# Opinions on a cross...



## HeavyJeep (May 7, 2011)

Id like to see yalls responses to what you would bring to cross into a dog bred like this....

ONLINE PEDIGREES :: [486304] :: GOLSONS/MURRAY'S LIL ANGEL

Ive got my own plan for her, I am just interested in hearing some of yall opinions who may have seen something in the past or what would fit 

Thanks GP!!


----------



## welder (Jan 25, 2013)

this'll p off a few.hahaha. 

T-BUD STUFF,STR8 FROM CARDENAS!!!!!!!!!!!

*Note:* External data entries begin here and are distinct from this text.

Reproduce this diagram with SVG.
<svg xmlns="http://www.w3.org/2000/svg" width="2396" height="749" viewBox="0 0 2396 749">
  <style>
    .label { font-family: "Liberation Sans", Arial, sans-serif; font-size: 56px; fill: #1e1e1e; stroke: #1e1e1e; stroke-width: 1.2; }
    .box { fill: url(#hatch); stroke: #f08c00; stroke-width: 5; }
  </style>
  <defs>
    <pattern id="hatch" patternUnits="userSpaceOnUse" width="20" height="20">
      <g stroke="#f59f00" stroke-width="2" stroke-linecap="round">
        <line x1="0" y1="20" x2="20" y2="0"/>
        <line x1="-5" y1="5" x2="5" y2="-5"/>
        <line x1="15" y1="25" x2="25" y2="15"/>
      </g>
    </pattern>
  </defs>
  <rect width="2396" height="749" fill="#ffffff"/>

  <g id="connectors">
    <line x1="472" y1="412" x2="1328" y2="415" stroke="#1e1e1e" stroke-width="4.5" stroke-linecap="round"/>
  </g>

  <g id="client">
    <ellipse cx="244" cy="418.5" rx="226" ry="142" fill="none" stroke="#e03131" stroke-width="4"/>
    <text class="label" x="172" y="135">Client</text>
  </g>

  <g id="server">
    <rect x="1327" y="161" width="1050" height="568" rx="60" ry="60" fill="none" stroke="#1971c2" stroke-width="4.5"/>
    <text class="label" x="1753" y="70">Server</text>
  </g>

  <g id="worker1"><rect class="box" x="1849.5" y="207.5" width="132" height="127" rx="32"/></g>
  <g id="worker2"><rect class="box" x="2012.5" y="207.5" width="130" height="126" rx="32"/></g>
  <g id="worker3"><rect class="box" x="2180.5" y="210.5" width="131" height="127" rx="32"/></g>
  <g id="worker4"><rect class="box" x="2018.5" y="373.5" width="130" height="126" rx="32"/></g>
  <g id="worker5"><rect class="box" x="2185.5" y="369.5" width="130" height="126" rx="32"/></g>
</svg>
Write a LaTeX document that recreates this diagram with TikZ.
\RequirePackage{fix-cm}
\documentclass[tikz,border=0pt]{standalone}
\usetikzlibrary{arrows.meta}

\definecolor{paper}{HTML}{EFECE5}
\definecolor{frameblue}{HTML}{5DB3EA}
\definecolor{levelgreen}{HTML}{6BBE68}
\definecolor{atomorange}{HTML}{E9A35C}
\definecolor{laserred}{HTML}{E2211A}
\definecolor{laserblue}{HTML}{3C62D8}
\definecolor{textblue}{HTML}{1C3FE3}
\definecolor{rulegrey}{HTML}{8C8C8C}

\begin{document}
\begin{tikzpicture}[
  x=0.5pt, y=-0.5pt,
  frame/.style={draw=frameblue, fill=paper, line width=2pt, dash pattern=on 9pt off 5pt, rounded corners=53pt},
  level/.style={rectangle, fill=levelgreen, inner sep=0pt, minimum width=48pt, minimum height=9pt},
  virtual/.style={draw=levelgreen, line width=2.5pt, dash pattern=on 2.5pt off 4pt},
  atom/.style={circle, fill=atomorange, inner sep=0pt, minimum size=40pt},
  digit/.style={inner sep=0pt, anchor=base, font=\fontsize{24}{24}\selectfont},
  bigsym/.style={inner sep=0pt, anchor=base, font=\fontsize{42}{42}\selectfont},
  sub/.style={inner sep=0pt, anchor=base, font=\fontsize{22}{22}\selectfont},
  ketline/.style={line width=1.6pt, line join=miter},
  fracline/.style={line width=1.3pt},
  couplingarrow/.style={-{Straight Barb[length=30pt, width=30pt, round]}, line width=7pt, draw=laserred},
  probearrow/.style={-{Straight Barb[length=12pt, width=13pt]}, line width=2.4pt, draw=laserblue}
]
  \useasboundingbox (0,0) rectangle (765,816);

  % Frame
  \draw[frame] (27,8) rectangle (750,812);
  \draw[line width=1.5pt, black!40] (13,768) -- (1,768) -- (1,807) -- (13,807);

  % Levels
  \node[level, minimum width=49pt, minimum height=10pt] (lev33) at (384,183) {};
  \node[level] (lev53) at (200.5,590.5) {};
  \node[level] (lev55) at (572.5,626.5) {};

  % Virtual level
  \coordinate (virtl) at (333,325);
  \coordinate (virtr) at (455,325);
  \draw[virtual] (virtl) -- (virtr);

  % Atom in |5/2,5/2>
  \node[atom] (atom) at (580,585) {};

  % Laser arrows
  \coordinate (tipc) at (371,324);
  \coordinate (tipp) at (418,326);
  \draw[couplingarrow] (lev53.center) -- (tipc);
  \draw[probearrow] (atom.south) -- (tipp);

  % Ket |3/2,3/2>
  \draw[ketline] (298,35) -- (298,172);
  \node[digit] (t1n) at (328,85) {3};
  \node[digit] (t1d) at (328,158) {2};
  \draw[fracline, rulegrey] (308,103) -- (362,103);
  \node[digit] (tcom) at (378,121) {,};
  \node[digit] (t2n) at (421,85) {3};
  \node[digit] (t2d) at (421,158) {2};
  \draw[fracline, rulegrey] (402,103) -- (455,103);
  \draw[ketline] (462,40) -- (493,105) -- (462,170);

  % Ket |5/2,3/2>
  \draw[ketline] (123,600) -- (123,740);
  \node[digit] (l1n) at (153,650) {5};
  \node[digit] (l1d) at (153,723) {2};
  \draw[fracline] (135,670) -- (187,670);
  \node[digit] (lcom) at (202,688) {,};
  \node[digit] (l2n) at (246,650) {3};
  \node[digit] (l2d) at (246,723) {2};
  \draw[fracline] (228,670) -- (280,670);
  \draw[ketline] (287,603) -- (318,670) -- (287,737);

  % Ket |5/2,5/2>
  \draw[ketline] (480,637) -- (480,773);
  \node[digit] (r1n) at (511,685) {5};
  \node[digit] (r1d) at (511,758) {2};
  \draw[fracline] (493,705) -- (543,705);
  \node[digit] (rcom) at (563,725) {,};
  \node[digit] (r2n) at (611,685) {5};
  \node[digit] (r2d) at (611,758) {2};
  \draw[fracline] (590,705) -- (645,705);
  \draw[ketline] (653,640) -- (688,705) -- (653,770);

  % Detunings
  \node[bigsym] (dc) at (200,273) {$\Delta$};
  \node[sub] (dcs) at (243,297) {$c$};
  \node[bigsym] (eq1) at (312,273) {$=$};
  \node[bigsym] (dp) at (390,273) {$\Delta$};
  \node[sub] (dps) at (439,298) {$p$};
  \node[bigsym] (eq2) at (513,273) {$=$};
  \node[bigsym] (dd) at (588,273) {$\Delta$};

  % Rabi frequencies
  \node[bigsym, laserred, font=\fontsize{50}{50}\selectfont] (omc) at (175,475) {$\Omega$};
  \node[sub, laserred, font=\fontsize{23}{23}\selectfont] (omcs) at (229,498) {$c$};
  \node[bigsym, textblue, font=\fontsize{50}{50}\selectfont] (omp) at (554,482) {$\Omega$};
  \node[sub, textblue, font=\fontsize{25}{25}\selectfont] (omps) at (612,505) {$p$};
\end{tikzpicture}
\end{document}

THEN STAND BACK AND WATCH!

YOU ASKED! HAHAHAHAHA

ALL YOU GOTTA DO IS CUT ACROSS THE GULF AND YOU'LL BE THAR!


----------



## ::::COACH:::: (Apr 4, 2012)

Yeah can't go wrong with Cardenas!!!


----------



## randallpits (Oct 20, 2013)

*Cross*

The line is not as important as the dog himself. They are all good in their own right. If you want a cross for a good game dog then the first step is to make sure you are beginning with a top notch dog. Once you know what your bringing to the table you will then know the weaknesses, and the strengths, and can begin your hunt for the qualities you desire to be stronger in your dog. Lets say you want more bite. Don't just hunt a dog that can bite hard. Hunt one that has had the hard bite deeply imbedded from several generations of it. That's when the line starts becoming important for you. The line is always important in that way. Increases your odds of having that good dog when you bring him to the table, but once breeding is to be considered it's all about the dog himself at that point. Just make sure you know what your truly breeding for, and don't settle for anything short of the best. My all time favorite cross was what would improve on my dogs . Its the almost good dogs that will make you loose your money. All in the test.


----------